In the listing that follows, retype every line from the first through the one containing "Chart.register(...registerables);". Pictures are to be left out.

Entries supplied:
******************************

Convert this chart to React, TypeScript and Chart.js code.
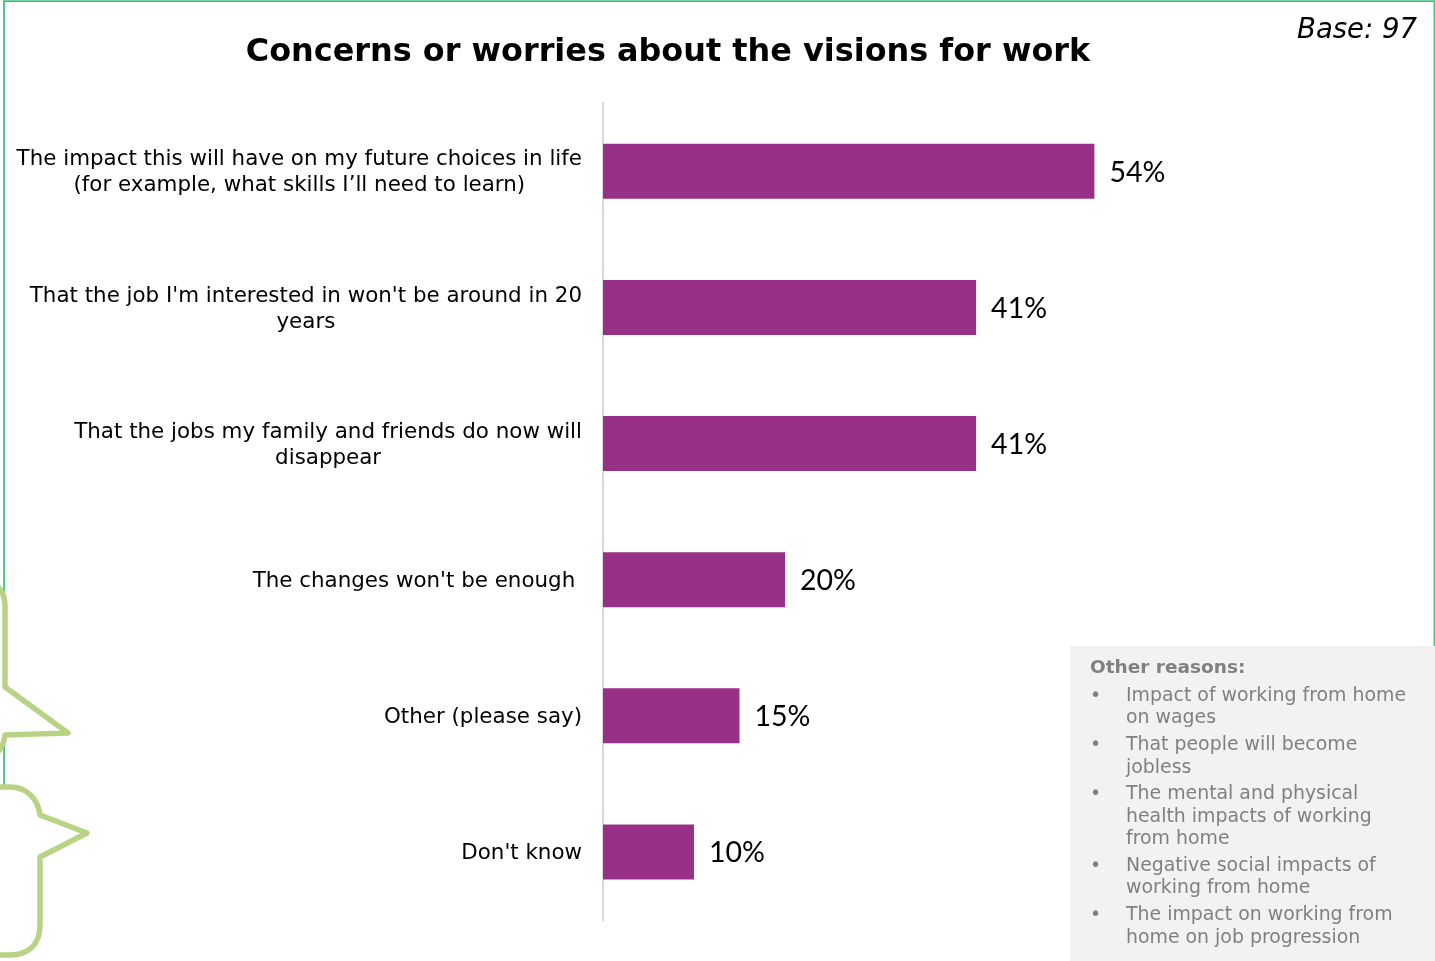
import React, { useEffect, useRef } from "react";
import { Chart, registerables } from "chart.js";

Chart.register(...registerables);

const categoryLines: string[][] = [
  ["The impact this will have on my future choices in life", "(for example, what skills I’ll need to learn)"],
  ["That the job I'm interested in won't be around in 20", "years"],
  ["That the jobs my family and friends do now will", "disappear"],
  ["The changes won't be enough "],
  ["Other (please say)"],
  ["Don't know"],
];
const shares = [54, 41, 41, 20, 15, 10];
const chartTitle = "Concerns or worries about the visions for work";
const baseNote = "Base: 97";
const otherHeading = "Other reasons:";
const otherReasons: string[][] = [
  ["Impact of working from home", "on wages"],
  ["That people will become", "jobless"],
  ["The mental and physical", "health impacts of working", "from home"],
  ["Negative social impacts of", "working from home"],
  ["The impact on working from", "home on job progression"],
];

const SANS = "'DejaVu Sans', Verdana, sans-serif";
const BAR_COLOR = "#993087";
const OUTLINE = "#b9d386";
const FRAME = "#3cc47c";

// Category labels: each block sits flush right, with its lines centred on one another.
const categoryLabelPlugin = {
  id: "categoryLabels",
  afterDraw(chart: any) {
    const { ctx, scales } = chart;
    const right = scales.y.right - 21;
    ctx.save();
    ctx.font = `21.4px ${SANS}`;
    ctx.fillStyle = "#000";
    ctx.textBaseline = "middle";
    ctx.textAlign = "center";
    categoryLines.forEach((lines, i) => {
      const widest = Math.max(...lines.map((l) => ctx.measureText(l).width));
      const cy = scales.y.getPixelForValue(i);
      lines.forEach((line, j) => {
        ctx.fillText(line, right - widest / 2, cy + 1.5 + (j - (lines.length - 1) / 2) * 26);
      });
    });
    ctx.restore();
  },
};

// Percentage labels just past the end of each bar.
const valueLabelPlugin = {
  id: "valueLabels",
  afterDatasetsDraw(chart: any) {
    const { ctx } = chart;
    ctx.save();
    ctx.font = "28.5px Lato, sans-serif";
    ctx.fillStyle = "#000";
    ctx.textBaseline = "middle";
    ctx.textAlign = "left";
    chart.getDatasetMeta(0).data.forEach((bar: any, i: number) => {
      ctx.fillText(`${shares[i]}%`, bar.x + 15, bar.y + 1);
    });
    ctx.restore();
  },
};

export default function App() {
  const canvasRef = useRef<HTMLCanvasElement>(null);

  useEffect(() => {
    const chart = new Chart(canvasRef.current!, {
      type: "bar",
      data: {
        labels: categoryLines.map((l) => l.join(" ")),
        datasets: [
          {
            data: shares,
            backgroundColor: BAR_COLOR,
            categoryPercentage: 1,
            barPercentage: 0.404,
          },
        ],
      },
      options: {
        indexAxis: "y",
        animation: false,
        responsive: false,
        layout: { padding: { left: 5, right: 104, top: 0, bottom: 41 } },
        plugins: {
          legend: { display: false },
          tooltip: { enabled: false },
          title: {
            display: true,
            text: chartTitle,
            color: "#000",
            font: { family: SANS, size: 31.9, weight: "bold", lineHeight: 1.2 },
            padding: { top: 34, bottom: 31 },
          },
        },
        scales: {
          x: {
            min: 0,
            max: 80,
            display: false,
            grid: { display: false },
          },
          y: {
            grid: { display: false, drawTicks: false },
            border: { display: true, color: "#d9d9d9", width: 2 },
            ticks: { display: false },
            afterFit: (scale: any) => {
              scale.width = 598;
            },
          },
        },
      },
      plugins: [categoryLabelPlugin, valueLabelPlugin],
    } as any);
    return () => chart.destroy();
  }, []);

  return (
    <div style={{ position: "absolute", left: 0, top: 0, width: 1435, height: 961, overflow: "hidden", background: "#fff" }}>
      <canvas ref={canvasRef} width={1435} height={961} style={{ position: "absolute", left: 0, top: 0 }} />
      <svg width={1435} height={961} style={{ position: "absolute", left: 0, top: 0 }}>
        <path d="M4 787 V2 M3 1.2 H1434.5 V646" fill="none" stroke={FRAME} strokeWidth={1.8} />
        <path
          d="M-2 587 Q5 594 5 605 V687 L68 733 L5 735 Q4 745 -2 752"
          fill="#fff"
          stroke={OUTLINE}
          strokeWidth={5.5}
          strokeLinejoin="round"
        />
        <path
          d="M-2 787 H10 C28 787 38 800 40 815 L87 833 L40 857 V925 C40 945 28 955 10 955 H-2"
          fill="#fff"
          stroke={OUTLINE}
          strokeWidth={5.5}
          strokeLinejoin="round"
        />
      </svg>
      <div
        style={{
          position: "absolute",
          right: 18,
          top: 12,
          fontFamily: SANS,
          fontStyle: "italic",
          fontSize: 27.5,
          lineHeight: "32px",
          color: "#000",
        }}
      >
        {baseNote}
      </div>
      <div
        style={{
          position: "absolute",
          left: 1070,
          top: 646,
          width: 365,
          height: 315,
          background: "#f2f2f2",
          color: "#808080",
          fontFamily: SANS,
          fontSize: 18.9,
          lineHeight: "22.4px",
        }}
      >
        <div style={{ position: "absolute", left: 20, top: 10, fontWeight: "bold", fontSize: 18.5 }}>{otherHeading}</div>
        <div style={{ position: "absolute", left: 0, top: 37 }}>
          {otherReasons.map((lines, i) => (
            <div key={i} style={{ position: "relative", paddingLeft: 56, marginBottom: 4.4, whiteSpace: "nowrap" }}>
              <span style={{ position: "absolute", left: 20 }}>•</span>
              {lines.map((line, j) => (
                <div key={j}>{line}</div>
              ))}
            </div>
          ))}
        </div>
      </div>
    </div>
  );
}
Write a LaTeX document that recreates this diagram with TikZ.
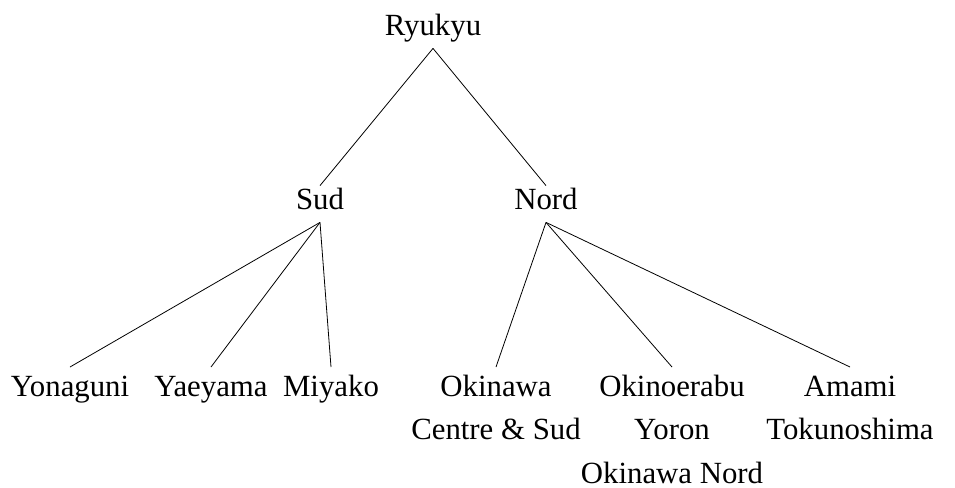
\documentclass[tikz,border=0pt]{standalone}
\usepackage{fontspec}
\setmainfont{Liberation Serif}
\usetikzlibrary{positioning}
\tikzset{lang/.style={inner sep=4pt,text height=0.75em,text depth=0.25em,font=\fontsize{15.4}{22}\selectfont},
  leaf/.style={inner sep=4pt,align=center,anchor=north,font=\fontsize{15.4}{21.6}\selectfont}}

\begin{document}
\begin{tikzpicture}[x=0.5pt,y=-0.5pt]
\useasboundingbox (0,0) rectangle (955,488);
% root and branches
\node[lang,anchor=base] (ryukyu) at (433,35) {Ryukyu};
\node[lang,anchor=base] (sud) at (320,209) {Sud};
\node[lang,anchor=base] (nord) at (546,209) {Nord};
% leaves
\node[leaf] (yonaguni) at (70,367) {\vphantom{k}Yonaguni};
\node[leaf] (yaeyama) at (211,367) {\vphantom{k}Yaeyama};
\node[leaf] (miyako) at (331,367) {Miyako};
\node[leaf] (okinawa) at (496,367) {Okinawa\\Centre \& Sud};
\node[leaf] (okinoerabu) at (672,367) {Okinoerabu\\Yoron\\Okinawa Nord};
\node[leaf] (amami) at (850,367) {\vphantom{k}Amami\\Tokunoshima};
\draw (ryukyu.south) -- (sud.north);
\draw (ryukyu.south) -- (nord.north);
\foreach \leaf in {yonaguni,yaeyama,miyako}
  \draw (sud.south) -- (\leaf.north);
\foreach \leaf in {okinawa,okinoerabu,amami}
  \draw (nord.south) -- (\leaf.north);
\end{tikzpicture}
\end{document}
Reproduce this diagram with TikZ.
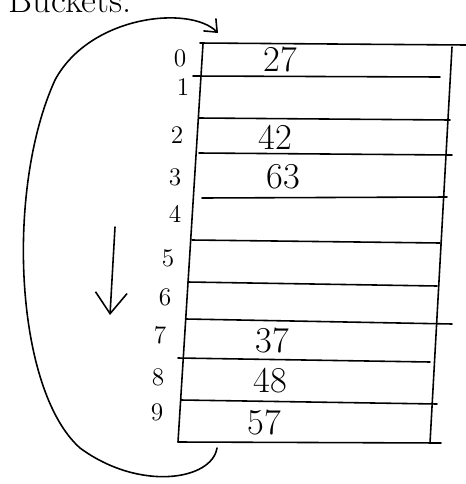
\documentclass[tikz,border=0pt]{standalone}
\usepackage{tikz}
\usetikzlibrary{arrows.meta}

\begin{document}
\begin{tikzpicture}[x=0.02cm, y=-0.02cm, line width=0.9pt, line cap=round,
    idx/.style={font=\Large},
    val/.style={font=\huge}]
    \useasboundingbox (0,0) rectangle (466,484);

    % Heading (cut off at the top edge, as in the sketch)
    \node[font=\huge, anchor=base west, inner sep=0pt] (head) at (8,12) {Buckets:};

    % Table frame
    \draw (200,43) -- (466,45);
    \draw (203,44) -- (178,442);
    \draw (452,47) -- (430,443);
    \draw (178,442) -- (441,443);

    % Slot separators
    \draw (193,76) -- (440,77);
    \draw (199,118) -- (450,120);
    \draw (199,153) -- (452,155);
    \draw (202,198) -- (447,197);
    \draw (192,240) -- (440,243);
    \draw (188,282) -- (437,286);
    \draw (186,319) -- (452,324);
    \draw (178,358) -- (430,362);
    \draw (181,400) -- (437,404);

    % Slot indices
    \node[idx] (i0) at (180,58) {0};
    \node[idx] (i1) at (183,87) {1};
    \node[idx] (i2) at (177,135) {2};
    \node[idx] (i3) at (175,177) {3};
    \node[idx] (i4) at (175,214) {4};
    \node[idx] (i5) at (168,258) {5};
    \node[idx] (i6) at (165,297) {6};
    \node[idx] (i7) at (160,335) {7};
    \node[idx] (i8) at (158,377) {8};
    \node[idx] (i9) at (157,412) {9};

    % Stored keys
    \node[val] (k27) at (280,59) {27};
    \node[val] (k42) at (275,137) {42};
    \node[val] (k63) at (283,177) {63};
    \node[val] (k37) at (272,340) {37};
    \node[val] (k48) at (270,381) {48};
    \node[val] (k57) at (264,422) {57};

    % Wrap-around from the last slot back to the first
    \coordinate (wrapS) at (217,448);
    \coordinate (wrapE) at (218,33);
    \draw[-{Straight Barb[length=6pt, width=10pt]}] (wrapS)
        .. controls (212,480) and (140,492) .. (80,448)
        .. controls (15,390) and (5,190) .. (55,80)
        .. controls (90,15) and (190,5) .. (wrapE);

    % Probe direction
    \coordinate (probeA) at (115,227);
    \coordinate (probeB) at (110,315);
    \draw[-{Straight Barb[length=12pt, width=18pt]}] (probeA) -- (probeB);

\end{tikzpicture}
\end{document}
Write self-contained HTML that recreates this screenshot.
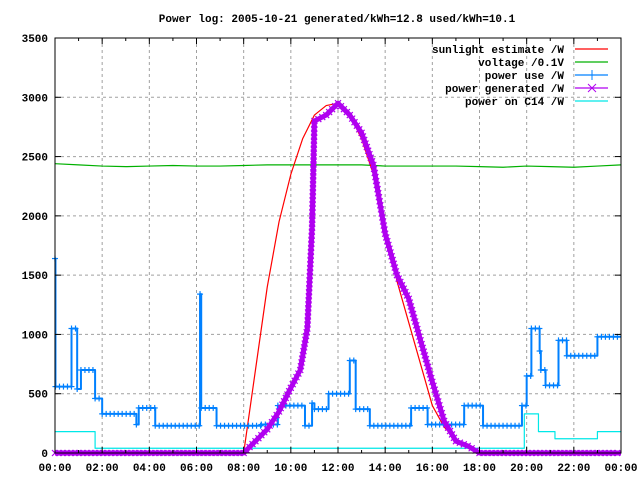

******************************

Complete answer:
Convert this chart to React, TypeScript and Chart.js code.
import React, { useEffect, useRef } from "react";
import { Chart, registerables } from "chart.js";

Chart.register(...registerables);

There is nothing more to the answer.